Just like tables and queries, you can open a form by double-clicking it in the Database window. For example, double-click the Employees form in the Database window to open it, as shown in Figure 3.7.
Figure 3.7. A form opened from the Database window.
This particular form displays some information about Scott Bishop, a sales representative for Northwind Traders. You can click the Company Info and Personal Info tabs to see two different sets of information.
But this form holds more than just information on Scott Bishop. The set of controls at the bottom of the form is called the navigation bar . These controls let you select different sets of information to display. Click the right- facing arrow on the navigation bar (just to the right of the box containing the numeral 1), and the form shows Andrew Fuller's information. Keep clicking here and you can see every employee in the database. Close the form by clicking its Close button when you're done. In this particular case, the form is drawing its information from the Employees table, which you saw when you clicked the Tables shortcut. But forms need not display any data at all; they can also be a home for Windows controls such as push buttons and list boxes. For example, the Splash Screen (which you saw in Figure 3.1) and the Main Switchboard (which you saw in Figure 3.2) in the Northwind sample database are both forms.
You'll learn more about forms in Chapter 8, "Creating and Using Data Entry Forms."

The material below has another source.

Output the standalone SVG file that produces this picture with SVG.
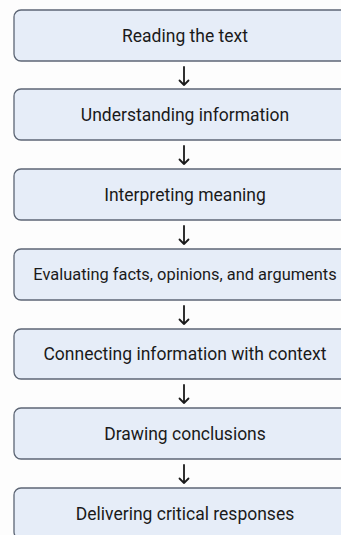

Click the Reports shortcut to see a list of reports in the database. Reports provide a different way to display the data contained in tables. Reports are designed to be attractive when they're actually printed, although you can also view them onscreen. For example, locate and double-click the Summary of Sales by Quarter report. The report opens onscreen, as shown in Figure 3.8. If you move your cursor over the report, the cursor turns into a magnifying glass; click the report to see it with larger type.
Figure 3.8. A report opened from the Database window.

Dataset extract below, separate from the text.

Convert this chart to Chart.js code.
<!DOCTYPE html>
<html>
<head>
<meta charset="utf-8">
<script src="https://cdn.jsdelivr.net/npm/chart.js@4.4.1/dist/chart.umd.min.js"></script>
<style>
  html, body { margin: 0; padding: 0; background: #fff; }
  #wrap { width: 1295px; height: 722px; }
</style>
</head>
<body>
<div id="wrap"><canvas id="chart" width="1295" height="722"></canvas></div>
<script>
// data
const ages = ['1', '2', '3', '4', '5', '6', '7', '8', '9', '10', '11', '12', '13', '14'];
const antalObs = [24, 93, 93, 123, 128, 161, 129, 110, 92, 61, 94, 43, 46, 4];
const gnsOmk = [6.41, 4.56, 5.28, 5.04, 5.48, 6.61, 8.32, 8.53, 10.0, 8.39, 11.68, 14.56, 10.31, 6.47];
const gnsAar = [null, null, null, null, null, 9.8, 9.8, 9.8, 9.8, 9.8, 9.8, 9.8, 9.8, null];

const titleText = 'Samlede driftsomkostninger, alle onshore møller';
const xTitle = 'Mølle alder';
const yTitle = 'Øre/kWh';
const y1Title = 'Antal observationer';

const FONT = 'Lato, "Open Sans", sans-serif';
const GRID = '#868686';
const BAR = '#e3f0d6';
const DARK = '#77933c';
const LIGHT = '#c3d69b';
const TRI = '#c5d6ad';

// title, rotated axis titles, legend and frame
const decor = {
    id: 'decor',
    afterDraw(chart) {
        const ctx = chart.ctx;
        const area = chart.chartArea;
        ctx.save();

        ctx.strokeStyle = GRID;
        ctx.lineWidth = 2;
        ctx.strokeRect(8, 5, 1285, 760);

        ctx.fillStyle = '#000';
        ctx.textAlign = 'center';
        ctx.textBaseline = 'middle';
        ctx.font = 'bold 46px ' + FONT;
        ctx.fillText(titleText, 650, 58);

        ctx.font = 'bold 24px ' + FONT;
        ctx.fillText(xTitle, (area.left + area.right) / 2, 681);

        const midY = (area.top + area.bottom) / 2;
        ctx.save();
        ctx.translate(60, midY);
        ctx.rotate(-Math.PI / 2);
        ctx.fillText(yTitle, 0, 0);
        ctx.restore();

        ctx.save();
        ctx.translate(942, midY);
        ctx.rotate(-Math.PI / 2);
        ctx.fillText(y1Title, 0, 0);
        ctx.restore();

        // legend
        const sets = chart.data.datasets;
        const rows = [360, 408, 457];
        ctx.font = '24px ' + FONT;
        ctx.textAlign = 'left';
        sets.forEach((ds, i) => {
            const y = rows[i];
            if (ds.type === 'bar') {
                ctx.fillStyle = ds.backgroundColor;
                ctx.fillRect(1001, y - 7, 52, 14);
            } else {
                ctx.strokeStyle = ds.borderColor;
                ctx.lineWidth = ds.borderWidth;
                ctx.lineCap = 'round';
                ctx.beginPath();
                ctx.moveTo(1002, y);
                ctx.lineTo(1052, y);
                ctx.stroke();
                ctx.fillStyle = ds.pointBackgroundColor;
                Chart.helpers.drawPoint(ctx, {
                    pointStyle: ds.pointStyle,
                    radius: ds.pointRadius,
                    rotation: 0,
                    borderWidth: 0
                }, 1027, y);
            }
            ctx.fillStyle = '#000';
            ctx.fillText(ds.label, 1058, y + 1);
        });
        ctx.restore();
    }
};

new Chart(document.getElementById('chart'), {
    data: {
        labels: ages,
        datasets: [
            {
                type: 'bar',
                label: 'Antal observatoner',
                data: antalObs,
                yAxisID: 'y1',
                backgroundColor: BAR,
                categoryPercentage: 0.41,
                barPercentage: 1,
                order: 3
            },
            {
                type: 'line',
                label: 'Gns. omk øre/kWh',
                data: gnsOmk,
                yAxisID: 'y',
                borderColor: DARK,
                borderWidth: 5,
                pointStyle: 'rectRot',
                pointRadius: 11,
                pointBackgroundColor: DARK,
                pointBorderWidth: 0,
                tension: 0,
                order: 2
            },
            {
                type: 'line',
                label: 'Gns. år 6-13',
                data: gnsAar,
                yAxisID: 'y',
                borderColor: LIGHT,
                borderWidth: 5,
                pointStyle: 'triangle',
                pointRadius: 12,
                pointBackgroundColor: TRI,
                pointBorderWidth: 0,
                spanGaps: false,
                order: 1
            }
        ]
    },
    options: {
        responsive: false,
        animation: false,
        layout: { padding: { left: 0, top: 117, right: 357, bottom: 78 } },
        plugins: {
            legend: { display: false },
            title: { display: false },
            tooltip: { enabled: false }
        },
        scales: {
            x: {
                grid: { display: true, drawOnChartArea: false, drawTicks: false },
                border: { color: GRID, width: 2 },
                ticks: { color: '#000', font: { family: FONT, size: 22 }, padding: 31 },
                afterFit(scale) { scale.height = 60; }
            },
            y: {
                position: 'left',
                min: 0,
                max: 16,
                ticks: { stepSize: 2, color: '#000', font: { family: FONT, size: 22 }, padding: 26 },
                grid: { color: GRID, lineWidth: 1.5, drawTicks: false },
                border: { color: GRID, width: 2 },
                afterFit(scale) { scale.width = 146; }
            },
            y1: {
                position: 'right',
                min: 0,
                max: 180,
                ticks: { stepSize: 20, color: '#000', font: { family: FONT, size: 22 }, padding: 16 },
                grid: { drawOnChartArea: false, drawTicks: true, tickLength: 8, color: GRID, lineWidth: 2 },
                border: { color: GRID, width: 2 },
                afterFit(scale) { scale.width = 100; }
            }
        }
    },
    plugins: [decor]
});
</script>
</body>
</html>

If you look at the information in this report, you'll see that it consists of summary sales and orders numbers . Once again, Access has compiled this information by aggregating the raw data contained in the tables in the database.
If you have a printer, you can click the Print button on the Print Preview toolbar to get a paper copy of the report. You'll find that the onscreen rendition is almost indistinguishable from the printed version. Use the Close button on the preview window to close the report when you're done investigating it.

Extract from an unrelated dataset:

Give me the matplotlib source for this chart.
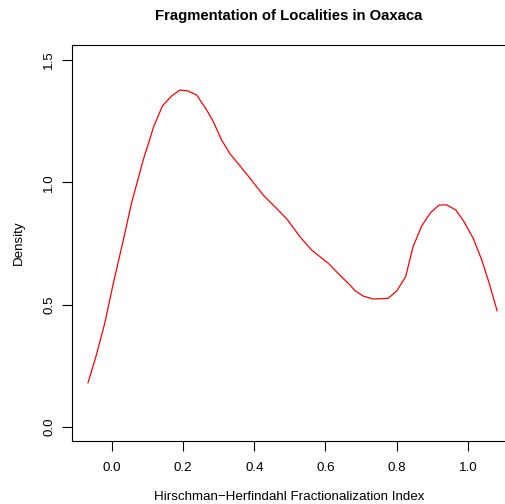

You'll learn more about reports in Chapter 9, "Printing Information with Reports."
Click the Pages shortcut to see a list of pages in the database. Pages are very similar to forms, but there's a twist: They can be displayed in a Web browser as well as in Access itself.
Right-click the Employees page in the Database window and select Web Page Preview . This launches your default Web browser (most likely Internet Explorer) and loads the Employees page. As you can see in Figure 3.9, the page is very similar to the Employees form you saw in Figure 3.7.
Figure 3.9. A page open in Internet Explorer.
Select File, Close in the Web browser to close the page.
Access is the first database to let you so easily move your data to a Web site. You'll learn more about pages in Chapter 10, "Take Your Data to the Web with Pages."
Click the Macros shortcut to see all the macros in the database. Macros are lists of commands that Access can save and execute. For example, a macro might open up a particular form or prompt the user for some information. You'll learn just a bit about macros in Chapter 15. Until then, you won't need to use this object type.
Click the Modules shortcut to see a list of the modules in the database. Modules are objects that actually contain programming code, written in a language called Visual Basic for Applications (VBA). Modules are designed to give advanced users extra power in customizing a database and its contents. We won't be using modules in this book, although you might occasionally see a database that contains a module.